═══ Material for this exercise ═══

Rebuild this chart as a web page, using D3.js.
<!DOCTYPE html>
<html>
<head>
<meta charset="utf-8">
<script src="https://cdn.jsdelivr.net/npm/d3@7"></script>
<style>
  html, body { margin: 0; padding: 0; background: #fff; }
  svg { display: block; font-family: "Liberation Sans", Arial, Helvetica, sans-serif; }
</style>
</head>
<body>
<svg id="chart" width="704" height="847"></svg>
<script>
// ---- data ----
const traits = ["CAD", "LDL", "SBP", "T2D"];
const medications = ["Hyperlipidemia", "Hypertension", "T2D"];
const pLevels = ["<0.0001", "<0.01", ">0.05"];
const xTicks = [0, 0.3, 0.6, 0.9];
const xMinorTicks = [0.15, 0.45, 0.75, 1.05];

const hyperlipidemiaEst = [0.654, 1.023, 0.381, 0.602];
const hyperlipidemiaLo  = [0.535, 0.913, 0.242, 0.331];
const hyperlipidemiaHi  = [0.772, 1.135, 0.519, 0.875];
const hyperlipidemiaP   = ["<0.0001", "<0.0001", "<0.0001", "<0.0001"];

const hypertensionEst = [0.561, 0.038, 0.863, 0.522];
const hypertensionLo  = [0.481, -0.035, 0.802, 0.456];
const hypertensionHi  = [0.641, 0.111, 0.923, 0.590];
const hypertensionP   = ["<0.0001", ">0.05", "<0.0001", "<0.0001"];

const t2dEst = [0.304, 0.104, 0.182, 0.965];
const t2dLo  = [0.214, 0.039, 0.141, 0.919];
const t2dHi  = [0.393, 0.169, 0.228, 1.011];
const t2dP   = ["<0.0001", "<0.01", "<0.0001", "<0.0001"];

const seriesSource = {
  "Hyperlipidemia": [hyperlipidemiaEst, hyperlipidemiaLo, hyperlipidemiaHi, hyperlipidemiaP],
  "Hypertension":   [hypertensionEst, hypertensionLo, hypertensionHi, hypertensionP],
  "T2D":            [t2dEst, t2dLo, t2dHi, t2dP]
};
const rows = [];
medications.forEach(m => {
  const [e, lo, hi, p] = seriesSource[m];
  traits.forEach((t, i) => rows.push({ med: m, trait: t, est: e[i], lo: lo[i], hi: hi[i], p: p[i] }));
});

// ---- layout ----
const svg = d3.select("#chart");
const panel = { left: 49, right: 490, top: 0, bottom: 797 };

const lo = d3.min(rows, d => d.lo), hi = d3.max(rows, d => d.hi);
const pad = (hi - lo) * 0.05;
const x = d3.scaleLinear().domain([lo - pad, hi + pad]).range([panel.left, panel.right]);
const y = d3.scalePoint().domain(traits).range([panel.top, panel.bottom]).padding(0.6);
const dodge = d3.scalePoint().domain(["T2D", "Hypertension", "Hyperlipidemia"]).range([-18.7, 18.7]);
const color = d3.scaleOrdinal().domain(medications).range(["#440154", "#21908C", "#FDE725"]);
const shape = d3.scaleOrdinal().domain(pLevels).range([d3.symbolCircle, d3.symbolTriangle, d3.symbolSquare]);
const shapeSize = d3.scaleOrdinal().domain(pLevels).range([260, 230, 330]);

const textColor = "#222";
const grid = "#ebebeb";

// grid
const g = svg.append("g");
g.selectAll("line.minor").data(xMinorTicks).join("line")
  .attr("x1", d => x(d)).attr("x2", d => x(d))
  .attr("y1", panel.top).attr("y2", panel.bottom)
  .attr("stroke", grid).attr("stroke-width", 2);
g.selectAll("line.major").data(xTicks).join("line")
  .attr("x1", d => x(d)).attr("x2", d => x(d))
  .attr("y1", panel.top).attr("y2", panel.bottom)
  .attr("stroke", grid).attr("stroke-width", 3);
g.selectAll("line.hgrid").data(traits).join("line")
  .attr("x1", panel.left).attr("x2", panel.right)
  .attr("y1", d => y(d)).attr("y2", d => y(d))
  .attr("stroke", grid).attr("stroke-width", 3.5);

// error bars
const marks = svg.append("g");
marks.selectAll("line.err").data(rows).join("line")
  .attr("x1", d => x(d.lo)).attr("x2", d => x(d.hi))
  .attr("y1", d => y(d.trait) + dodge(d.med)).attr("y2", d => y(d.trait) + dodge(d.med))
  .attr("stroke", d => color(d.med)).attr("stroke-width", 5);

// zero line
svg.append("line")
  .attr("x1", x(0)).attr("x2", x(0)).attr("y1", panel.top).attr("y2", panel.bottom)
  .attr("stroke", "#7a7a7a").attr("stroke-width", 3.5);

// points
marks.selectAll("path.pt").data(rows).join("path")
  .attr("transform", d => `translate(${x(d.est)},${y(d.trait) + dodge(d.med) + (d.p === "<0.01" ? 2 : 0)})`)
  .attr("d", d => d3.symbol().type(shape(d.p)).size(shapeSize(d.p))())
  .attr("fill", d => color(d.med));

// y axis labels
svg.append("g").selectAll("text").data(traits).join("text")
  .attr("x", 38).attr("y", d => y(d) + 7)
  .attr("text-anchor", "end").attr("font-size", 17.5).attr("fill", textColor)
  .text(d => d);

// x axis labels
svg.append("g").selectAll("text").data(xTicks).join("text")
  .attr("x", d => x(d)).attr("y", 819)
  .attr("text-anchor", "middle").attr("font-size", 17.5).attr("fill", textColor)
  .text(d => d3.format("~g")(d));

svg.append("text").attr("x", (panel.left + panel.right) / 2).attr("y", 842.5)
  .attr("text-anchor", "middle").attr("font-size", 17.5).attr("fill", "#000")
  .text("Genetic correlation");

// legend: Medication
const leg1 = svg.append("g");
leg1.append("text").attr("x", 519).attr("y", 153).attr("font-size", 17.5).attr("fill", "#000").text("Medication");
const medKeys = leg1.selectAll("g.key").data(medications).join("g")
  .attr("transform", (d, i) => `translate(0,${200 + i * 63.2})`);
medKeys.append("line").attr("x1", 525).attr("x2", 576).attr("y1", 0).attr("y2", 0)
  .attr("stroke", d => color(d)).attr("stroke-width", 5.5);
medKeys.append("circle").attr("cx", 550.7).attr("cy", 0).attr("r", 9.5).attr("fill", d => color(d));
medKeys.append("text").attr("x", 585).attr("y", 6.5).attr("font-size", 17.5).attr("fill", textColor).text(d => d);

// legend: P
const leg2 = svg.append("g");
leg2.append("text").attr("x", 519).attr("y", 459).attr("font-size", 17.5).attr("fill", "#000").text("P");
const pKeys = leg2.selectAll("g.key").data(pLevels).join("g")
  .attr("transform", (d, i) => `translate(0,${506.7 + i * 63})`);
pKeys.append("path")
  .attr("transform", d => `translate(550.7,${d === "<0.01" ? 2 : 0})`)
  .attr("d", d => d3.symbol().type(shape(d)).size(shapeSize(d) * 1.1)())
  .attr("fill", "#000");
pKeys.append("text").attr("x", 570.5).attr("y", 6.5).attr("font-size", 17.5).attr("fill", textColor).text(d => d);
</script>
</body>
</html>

═══
═══ Material for this exercise ═══

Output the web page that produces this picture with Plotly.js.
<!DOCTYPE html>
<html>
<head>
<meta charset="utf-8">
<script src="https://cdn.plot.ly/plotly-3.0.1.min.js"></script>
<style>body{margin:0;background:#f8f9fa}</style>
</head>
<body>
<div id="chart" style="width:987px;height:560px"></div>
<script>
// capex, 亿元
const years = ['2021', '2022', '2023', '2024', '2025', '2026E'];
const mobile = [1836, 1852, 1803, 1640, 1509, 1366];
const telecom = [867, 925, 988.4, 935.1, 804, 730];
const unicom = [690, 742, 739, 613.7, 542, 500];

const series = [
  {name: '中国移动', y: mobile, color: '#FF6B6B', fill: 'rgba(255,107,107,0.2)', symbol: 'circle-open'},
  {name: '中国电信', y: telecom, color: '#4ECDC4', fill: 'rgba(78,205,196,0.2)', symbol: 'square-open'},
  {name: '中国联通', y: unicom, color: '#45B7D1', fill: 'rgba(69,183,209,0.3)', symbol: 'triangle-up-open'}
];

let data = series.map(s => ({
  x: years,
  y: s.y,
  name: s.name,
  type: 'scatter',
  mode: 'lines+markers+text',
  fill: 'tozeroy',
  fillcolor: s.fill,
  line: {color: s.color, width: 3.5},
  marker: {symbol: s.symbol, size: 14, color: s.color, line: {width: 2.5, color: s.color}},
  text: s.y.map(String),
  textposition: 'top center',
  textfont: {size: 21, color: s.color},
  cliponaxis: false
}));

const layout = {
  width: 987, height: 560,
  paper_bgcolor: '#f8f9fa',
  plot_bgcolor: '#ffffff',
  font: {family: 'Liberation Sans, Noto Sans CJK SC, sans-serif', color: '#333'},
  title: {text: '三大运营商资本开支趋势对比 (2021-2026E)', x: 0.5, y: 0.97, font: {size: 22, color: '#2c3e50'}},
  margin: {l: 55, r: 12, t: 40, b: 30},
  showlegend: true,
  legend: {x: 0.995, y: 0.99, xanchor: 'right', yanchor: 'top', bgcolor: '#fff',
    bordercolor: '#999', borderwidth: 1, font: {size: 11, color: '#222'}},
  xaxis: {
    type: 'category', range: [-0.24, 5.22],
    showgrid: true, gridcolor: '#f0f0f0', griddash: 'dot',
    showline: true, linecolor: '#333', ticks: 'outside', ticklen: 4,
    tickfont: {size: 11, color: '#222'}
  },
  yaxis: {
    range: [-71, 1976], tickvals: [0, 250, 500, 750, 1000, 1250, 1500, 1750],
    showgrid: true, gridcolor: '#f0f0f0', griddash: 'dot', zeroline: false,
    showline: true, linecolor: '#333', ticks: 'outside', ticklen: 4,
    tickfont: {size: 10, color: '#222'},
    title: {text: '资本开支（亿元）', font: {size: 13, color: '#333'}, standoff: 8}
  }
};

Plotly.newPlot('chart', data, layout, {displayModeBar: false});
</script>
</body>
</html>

═══
═══ Material for this exercise ═══

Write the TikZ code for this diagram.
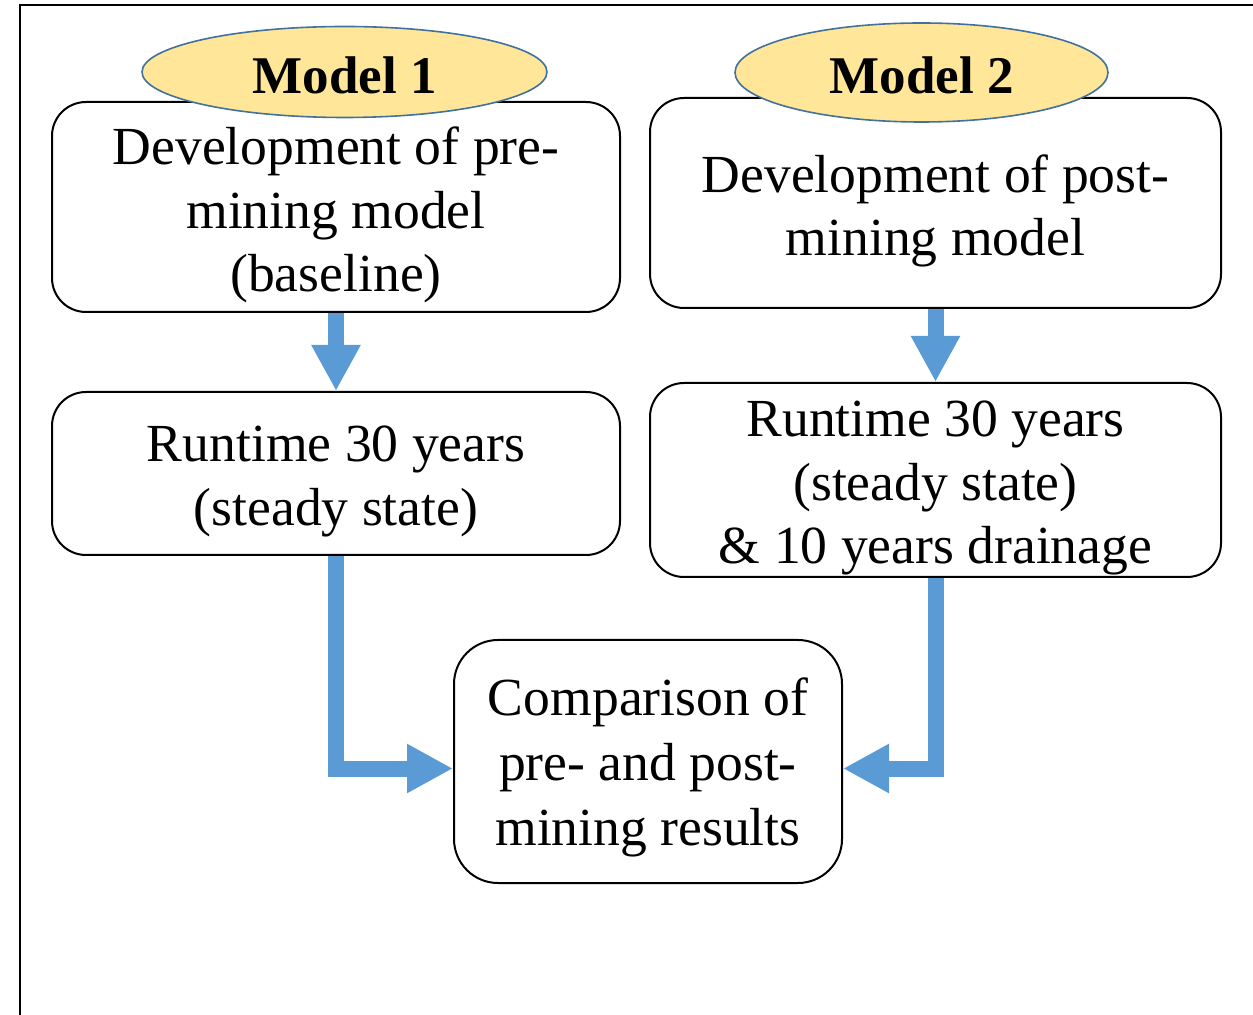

═══

Problem statement: Go through the material above and copy each line that has the word "page".

Result of the exercise:
Rebuild this chart as a web page, using D3.js.
Output the web page that produces this picture with Plotly.js.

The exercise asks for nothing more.